SUPPLIED INFORMATION
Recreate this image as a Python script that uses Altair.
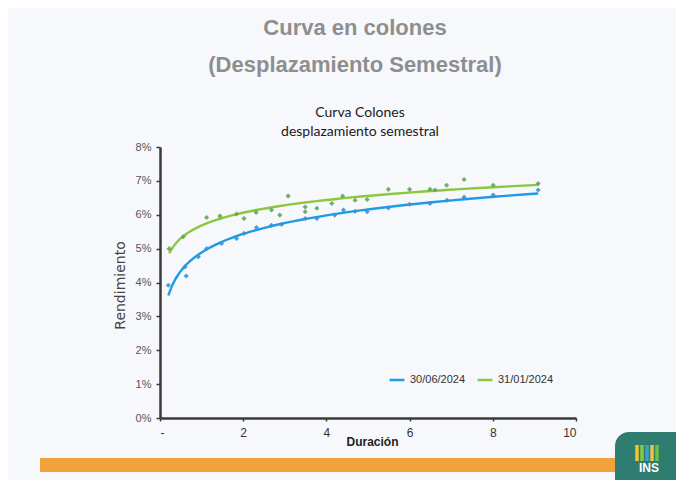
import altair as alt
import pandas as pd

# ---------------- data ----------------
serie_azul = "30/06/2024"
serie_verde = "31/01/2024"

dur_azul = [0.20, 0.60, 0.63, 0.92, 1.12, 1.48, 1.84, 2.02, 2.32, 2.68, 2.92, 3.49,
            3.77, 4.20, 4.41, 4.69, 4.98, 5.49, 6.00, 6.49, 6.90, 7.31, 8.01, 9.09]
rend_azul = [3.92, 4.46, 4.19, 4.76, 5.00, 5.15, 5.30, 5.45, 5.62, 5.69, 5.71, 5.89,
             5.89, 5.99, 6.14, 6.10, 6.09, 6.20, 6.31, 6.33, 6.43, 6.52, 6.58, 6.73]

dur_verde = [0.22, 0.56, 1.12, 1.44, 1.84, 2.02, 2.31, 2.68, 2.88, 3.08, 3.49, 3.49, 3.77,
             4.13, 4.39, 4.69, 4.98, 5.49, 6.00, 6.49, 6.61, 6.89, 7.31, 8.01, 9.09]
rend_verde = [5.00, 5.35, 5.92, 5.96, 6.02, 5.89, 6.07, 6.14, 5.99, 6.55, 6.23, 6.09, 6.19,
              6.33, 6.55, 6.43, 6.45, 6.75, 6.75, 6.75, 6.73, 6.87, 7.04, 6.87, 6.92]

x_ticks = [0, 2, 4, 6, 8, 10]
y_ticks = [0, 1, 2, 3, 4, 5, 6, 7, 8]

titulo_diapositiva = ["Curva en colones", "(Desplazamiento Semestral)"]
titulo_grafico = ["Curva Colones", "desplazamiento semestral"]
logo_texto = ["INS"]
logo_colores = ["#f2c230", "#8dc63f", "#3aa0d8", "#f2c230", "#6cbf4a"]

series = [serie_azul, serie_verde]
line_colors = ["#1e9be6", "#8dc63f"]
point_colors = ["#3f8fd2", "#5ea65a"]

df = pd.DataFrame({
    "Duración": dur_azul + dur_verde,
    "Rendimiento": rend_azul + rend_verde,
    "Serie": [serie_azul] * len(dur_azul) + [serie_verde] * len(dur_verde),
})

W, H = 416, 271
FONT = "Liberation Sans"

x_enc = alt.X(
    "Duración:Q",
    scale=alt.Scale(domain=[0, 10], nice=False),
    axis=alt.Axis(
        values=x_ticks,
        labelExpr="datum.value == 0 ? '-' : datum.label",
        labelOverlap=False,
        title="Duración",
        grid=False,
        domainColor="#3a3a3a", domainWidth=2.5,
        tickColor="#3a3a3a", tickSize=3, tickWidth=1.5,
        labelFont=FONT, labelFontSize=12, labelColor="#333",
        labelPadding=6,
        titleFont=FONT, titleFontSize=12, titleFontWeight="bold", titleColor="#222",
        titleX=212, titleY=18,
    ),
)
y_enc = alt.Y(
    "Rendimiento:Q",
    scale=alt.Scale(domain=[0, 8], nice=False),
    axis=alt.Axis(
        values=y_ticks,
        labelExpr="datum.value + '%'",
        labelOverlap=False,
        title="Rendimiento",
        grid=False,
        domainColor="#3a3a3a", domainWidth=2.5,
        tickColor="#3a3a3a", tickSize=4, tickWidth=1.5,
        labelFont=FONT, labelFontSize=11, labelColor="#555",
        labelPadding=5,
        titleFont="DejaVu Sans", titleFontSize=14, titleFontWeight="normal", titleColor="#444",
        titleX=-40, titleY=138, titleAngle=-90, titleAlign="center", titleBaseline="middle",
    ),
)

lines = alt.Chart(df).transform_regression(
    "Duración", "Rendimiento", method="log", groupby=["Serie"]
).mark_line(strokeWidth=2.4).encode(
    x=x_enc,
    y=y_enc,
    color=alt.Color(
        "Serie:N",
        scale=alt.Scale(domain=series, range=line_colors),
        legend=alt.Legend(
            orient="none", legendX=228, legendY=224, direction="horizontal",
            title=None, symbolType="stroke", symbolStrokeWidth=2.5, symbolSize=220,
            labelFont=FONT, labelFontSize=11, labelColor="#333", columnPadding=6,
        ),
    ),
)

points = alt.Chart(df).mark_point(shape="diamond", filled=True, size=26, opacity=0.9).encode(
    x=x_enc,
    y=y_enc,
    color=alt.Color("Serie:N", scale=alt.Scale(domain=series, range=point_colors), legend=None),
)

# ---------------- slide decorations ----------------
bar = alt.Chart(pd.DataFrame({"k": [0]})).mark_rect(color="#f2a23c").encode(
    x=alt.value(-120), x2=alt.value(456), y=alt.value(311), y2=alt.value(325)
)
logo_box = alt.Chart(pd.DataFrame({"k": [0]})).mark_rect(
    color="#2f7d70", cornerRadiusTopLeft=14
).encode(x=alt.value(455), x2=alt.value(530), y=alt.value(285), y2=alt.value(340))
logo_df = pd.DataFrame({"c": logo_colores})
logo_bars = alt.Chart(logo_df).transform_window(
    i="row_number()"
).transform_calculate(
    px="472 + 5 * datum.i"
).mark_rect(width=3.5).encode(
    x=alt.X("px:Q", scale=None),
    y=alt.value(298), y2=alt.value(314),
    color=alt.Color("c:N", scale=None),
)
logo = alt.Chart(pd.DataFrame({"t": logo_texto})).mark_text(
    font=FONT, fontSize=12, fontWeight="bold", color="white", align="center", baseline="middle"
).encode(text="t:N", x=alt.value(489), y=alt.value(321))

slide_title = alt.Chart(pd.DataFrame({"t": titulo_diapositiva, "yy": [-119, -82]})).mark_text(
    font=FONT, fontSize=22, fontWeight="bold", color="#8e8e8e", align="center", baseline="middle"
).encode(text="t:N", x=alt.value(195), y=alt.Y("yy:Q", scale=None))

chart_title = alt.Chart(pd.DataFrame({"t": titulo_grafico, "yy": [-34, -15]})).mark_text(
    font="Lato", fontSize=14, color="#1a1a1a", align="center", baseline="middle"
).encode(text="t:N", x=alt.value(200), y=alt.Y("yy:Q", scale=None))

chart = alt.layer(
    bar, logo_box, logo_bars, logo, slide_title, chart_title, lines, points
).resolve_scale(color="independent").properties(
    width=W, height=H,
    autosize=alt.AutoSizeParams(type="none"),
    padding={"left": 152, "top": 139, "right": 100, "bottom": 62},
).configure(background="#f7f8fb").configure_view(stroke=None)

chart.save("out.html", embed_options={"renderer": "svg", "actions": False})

SHORT PROBLEM
Produce an exact copy of each line of data, skipping embedded images.

RESPONSE TO THIS TASK
Recreate this image as a Python script that uses Altair.
import altair as alt
import pandas as pd

# ---------------- data ----------------
serie_azul = "30/06/2024"
serie_verde = "31/01/2024"

dur_azul = [0.20, 0.60, 0.63, 0.92, 1.12, 1.48, 1.84, 2.02, 2.32, 2.68, 2.92, 3.49,
            3.77, 4.20, 4.41, 4.69, 4.98, 5.49, 6.00, 6.49, 6.90, 7.31, 8.01, 9.09]
rend_azul = [3.92, 4.46, 4.19, 4.76, 5.00, 5.15, 5.30, 5.45, 5.62, 5.69, 5.71, 5.89,
             5.89, 5.99, 6.14, 6.10, 6.09, 6.20, 6.31, 6.33, 6.43, 6.52, 6.58, 6.73]

dur_verde = [0.22, 0.56, 1.12, 1.44, 1.84, 2.02, 2.31, 2.68, 2.88, 3.08, 3.49, 3.49, 3.77,
             4.13, 4.39, 4.69, 4.98, 5.49, 6.00, 6.49, 6.61, 6.89, 7.31, 8.01, 9.09]
rend_verde = [5.00, 5.35, 5.92, 5.96, 6.02, 5.89, 6.07, 6.14, 5.99, 6.55, 6.23, 6.09, 6.19,
              6.33, 6.55, 6.43, 6.45, 6.75, 6.75, 6.75, 6.73, 6.87, 7.04, 6.87, 6.92]

x_ticks = [0, 2, 4, 6, 8, 10]
y_ticks = [0, 1, 2, 3, 4, 5, 6, 7, 8]

titulo_diapositiva = ["Curva en colones", "(Desplazamiento Semestral)"]
titulo_grafico = ["Curva Colones", "desplazamiento semestral"]
logo_texto = ["INS"]
logo_colores = ["#f2c230", "#8dc63f", "#3aa0d8", "#f2c230", "#6cbf4a"]

series = [serie_azul, serie_verde]
line_colors = ["#1e9be6", "#8dc63f"]
point_colors = ["#3f8fd2", "#5ea65a"]

df = pd.DataFrame({
    "Duración": dur_azul + dur_verde,
    "Rendimiento": rend_azul + rend_verde,
    "Serie": [serie_azul] * len(dur_azul) + [serie_verde] * len(dur_verde),
})

W, H = 416, 271
FONT = "Liberation Sans"

x_enc = alt.X(
    "Duración:Q",
    scale=alt.Scale(domain=[0, 10], nice=False),
    axis=alt.Axis(
        values=x_ticks,
        labelExpr="datum.value == 0 ? '-' : datum.label",
        labelOverlap=False,
        title="Duración",
        grid=False,
        domainColor="#3a3a3a", domainWidth=2.5,
        tickColor="#3a3a3a", tickSize=3, tickWidth=1.5,
        labelFont=FONT, labelFontSize=12, labelColor="#333",
        labelPadding=6,
        titleFont=FONT, titleFontSize=12, titleFontWeight="bold", titleColor="#222",
        titleX=212, titleY=18,
    ),
)
y_enc = alt.Y(
    "Rendimiento:Q",
    scale=alt.Scale(domain=[0, 8], nice=False),
    axis=alt.Axis(
        values=y_ticks,
        labelExpr="datum.value + '%'",
        labelOverlap=False,
        title="Rendimiento",
        grid=False,
        domainColor="#3a3a3a", domainWidth=2.5,
        tickColor="#3a3a3a", tickSize=4, tickWidth=1.5,
        labelFont=FONT, labelFontSize=11, labelColor="#555",
        labelPadding=5,
        titleFont="DejaVu Sans", titleFontSize=14, titleFontWeight="normal", titleColor="#444",
        titleX=-40, titleY=138, titleAngle=-90, titleAlign="center", titleBaseline="middle",
    ),
)

lines = alt.Chart(df).transform_regression(
    "Duración", "Rendimiento", method="log", groupby=["Serie"]
).mark_line(strokeWidth=2.4).encode(
    x=x_enc,
    y=y_enc,
    color=alt.Color(
        "Serie:N",
        scale=alt.Scale(domain=series, range=line_colors),
        legend=alt.Legend(
            orient="none", legendX=228, legendY=224, direction="horizontal",
            title=None, symbolType="stroke", symbolStrokeWidth=2.5, symbolSize=220,
            labelFont=FONT, labelFontSize=11, labelColor="#333", columnPadding=6,
        ),
    ),
)

points = alt.Chart(df).mark_point(shape="diamond", filled=True, size=26, opacity=0.9).encode(
    x=x_enc,
    y=y_enc,
    color=alt.Color("Serie:N", scale=alt.Scale(domain=series, range=point_colors), legend=None),
)

# ---------------- slide decorations ----------------
bar = alt.Chart(pd.DataFrame({"k": [0]})).mark_rect(color="#f2a23c").encode(
    x=alt.value(-120), x2=alt.value(456), y=alt.value(311), y2=alt.value(325)
)
logo_box = alt.Chart(pd.DataFrame({"k": [0]})).mark_rect(
    color="#2f7d70", cornerRadiusTopLeft=14
).encode(x=alt.value(455), x2=alt.value(530), y=alt.value(285), y2=alt.value(340))
logo_df = pd.DataFrame({"c": logo_colores})
logo_bars = alt.Chart(logo_df).transform_window(
    i="row_number()"
).transform_calculate(
    px="472 + 5 * datum.i"
).mark_rect(width=3.5).encode(
    x=alt.X("px:Q", scale=None),
    y=alt.value(298), y2=alt.value(314),
    color=alt.Color("c:N", scale=None),
)
logo = alt.Chart(pd.DataFrame({"t": logo_texto})).mark_text(
    font=FONT, fontSize=12, fontWeight="bold", color="white", align="center", baseline="middle"
).encode(text="t:N", x=alt.value(489), y=alt.value(321))

slide_title = alt.Chart(pd.DataFrame({"t": titulo_diapositiva, "yy": [-119, -82]})).mark_text(
    font=FONT, fontSize=22, fontWeight="bold", color="#8e8e8e", align="center", baseline="middle"
).encode(text="t:N", x=alt.value(195), y=alt.Y("yy:Q", scale=None))

chart_title = alt.Chart(pd.DataFrame({"t": titulo_grafico, "yy": [-34, -15]})).mark_text(
    font="Lato", fontSize=14, color="#1a1a1a", align="center", baseline="middle"
).encode(text="t:N", x=alt.value(200), y=alt.Y("yy:Q", scale=None))

chart = alt.layer(
    bar, logo_box, logo_bars, logo, slide_title, chart_title, lines, points
).resolve_scale(color="independent").properties(
    width=W, height=H,
    autosize=alt.AutoSizeParams(type="none"),
    padding={"left": 152, "top": 139, "right": 100, "bottom": 62},
).configure(background="#f7f8fb").configure_view(stroke=None)

chart.save("out.html", embed_options={"renderer": "svg", "actions": False})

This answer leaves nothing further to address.